Capturing the Perfect Reference Genome
Andrew S. Wiecek
So in an attempt to improve the reference sequence for their community, Hassanin and his colleagues have decided to try adding a new link to each accession number in the nucleotide database, which they call “external expertise:” that is, continual updates by non-anonymous searchers validate good-quality data or point out problems with a particular sequence.

But Gaudet is not so sure that these comments on the data quality will be prominent enough. “It's interesting, but you have to kind of happen chance on it,” she says.“It's not indexed anywhere, so it's kind of a dead-end way to handle this.” The challenge, she says, is to make such evaluations more powerful than just a comment.

There's always going to be imperfect, unannotated data, so Gaudet believes that biocurators will need some way to represent the quality of the sequence, assembly, and annotation in the future.
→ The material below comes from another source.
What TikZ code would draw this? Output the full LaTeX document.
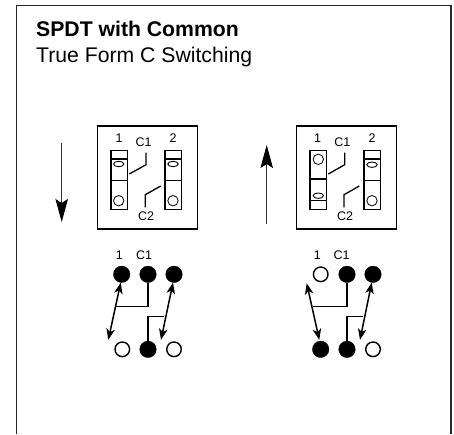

She suggests that, after enough data is compiled, it may be possible to create a confidence index to assess the quality of a new submission. “I haven't seen anyone do this yet,” says Gaudet. “There's a lot of poorly sequenced, poorly annotated data out there, so we're going to need to have a way to prove this a lot better than we do right now.”

And in the case of the goat genome, it is not clear if the community will be large enough to support the depositing and annotation of the genomic sequences in RefSeq. But there is some hope on the horizon; as the total cost of sequencing continues to drop, coverage of these now-outlier organisms will expand, hopefully providing even better quality references in the future.